И вот — его итоговое высказывание на старости лет. «Воскресение». Повторяю, когда Нехлюдов «воскрес», у меня, наоборот, возникло ощущение, будто автор прошелся по жизни логикой рассудка, как тяжелый танк.

Силой рассудка он отменил то, что ему казалось плоской рассудительностью (псевдорассудком). Но, отменяя рассудок, можно выйти либо в большой Разум, либо в безумие. Высший Разум исходит не из одного лишь мозга, но и не из одного лишь большого сердца, но и не только из исходного усилия воли; он исходит из скрещения всех их троих — это и есть — от всей души; и требует всей души: тонкой мысли, тонкого сердца и тонкой, подвижно-умной воли. Высший разум говорит о важном, всегда имея в виду, что важное есть лишь часть целого-важнейшего. Безумие же — отрицать целое, настаивая на том, что единственно важная и дорогая тебе часть целого и есть целое. Тогда ты самолично отменяешь закон маятника мышления, когда мысль, дойдя до логического конца, чувствует всю свою недостаточность и своею же силою сама отправляется назад, идет до логического конца в противоположном направлении, ища по дороге недостающее и обнаруживая невыразимую, но ощутимую истину на пересечении поступательно-возвратного движения маятника мысли.

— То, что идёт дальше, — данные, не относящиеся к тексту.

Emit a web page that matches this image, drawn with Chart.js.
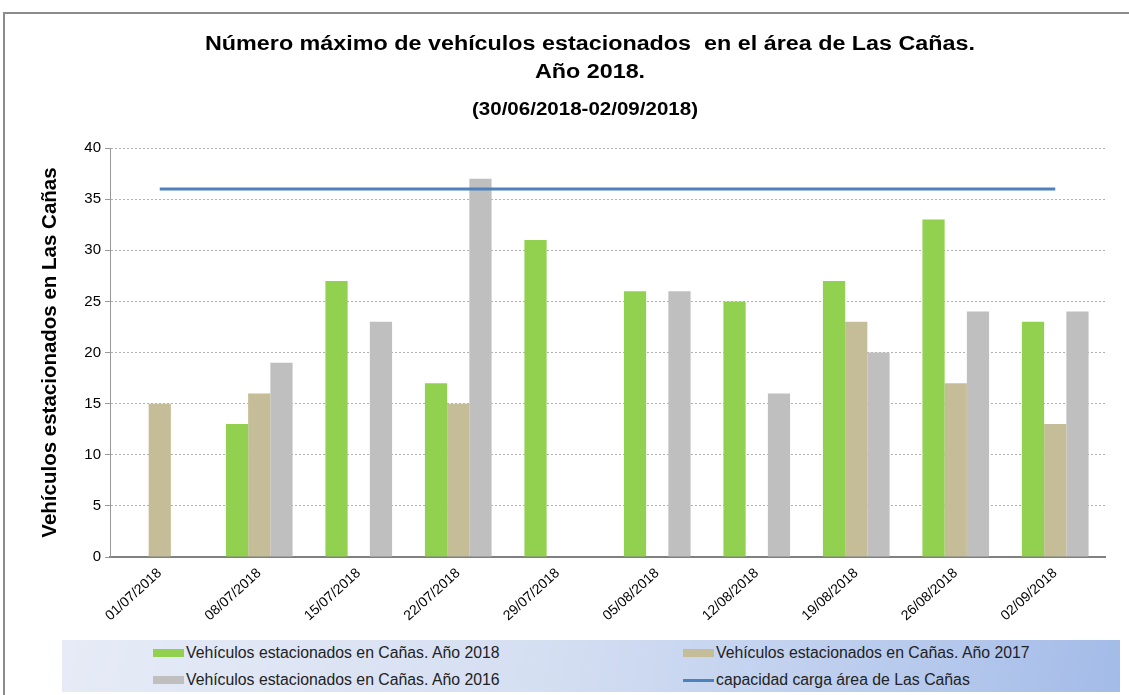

Гениальный страшный старик одною силой своего головного мышления, взявшего верх над всем остальным варевом этой невероятной души, что в нем, одном из сложнейших и противоречивейших людей на свете, кипело, и этот маятник — взял и отменил.

По-своему он был не менее радикален, чем неслыханно для иудеев — в том числе и для апостолов, как им верилось, правоверных иудеев, имевших свое место в Храме, соблюдавших субботу, правила кашрута — неслыханно, на грани, если не за гранью ереси (так оно, во всяком случае, другими апостолами и понималось), смелая религиозная реформа ап. Павла, отменившая все это, а также обрезание — не вообще, а в качестве обязательной, первостепенной нормы. Хочешь — обрезывайся, хочешь — не ешь свинину, морских гадов и тэдэ, у всего есть обоснование, но истинное обрезание есть «обрезание сердца»…

Толстой же писал, отменив все эвфемизмы изящной словесности, и прямота его высказывания и по сей день удивительна и удивительно страшна: «Но тем живее вспоминал он зрелище этих несчастных, задыхавшихся в удушливом воздухе и валявшихся на жидкости, вытекавшей из вонючей кадки, и в особенности этого мальчика с невинным лицом, спавшего на ноге каторжного, который не выходил у него из головы». Это писал Толстой в 1890-м в «Воскресении» — или Варлам Шаламов в «Колымских рассказах», книге, страшнее которой в мире — только сам этот мир?

И пока Нехлюдов только еще въезжал в то, что сам-то он — имеет ли право судить? имеет ли право, когда сам хуже во сто крат той, кого судит? — я, читая, не мог отвертеться или улизнуть от яростного взгляда из-под седых бровей — и все вспоминал, кого и как негодяйски гнусно предал делом или словом за глаза, бросил на произвол судьбы, кого обворовал, пусть по мелочи, пусть даже это был не отдельный человек, а государство, сколько души и крови высосал пиявицей ненасытной и зверем алчным из близкого человека, скольких ранил жестокосердием и черствостью… и все, все такое.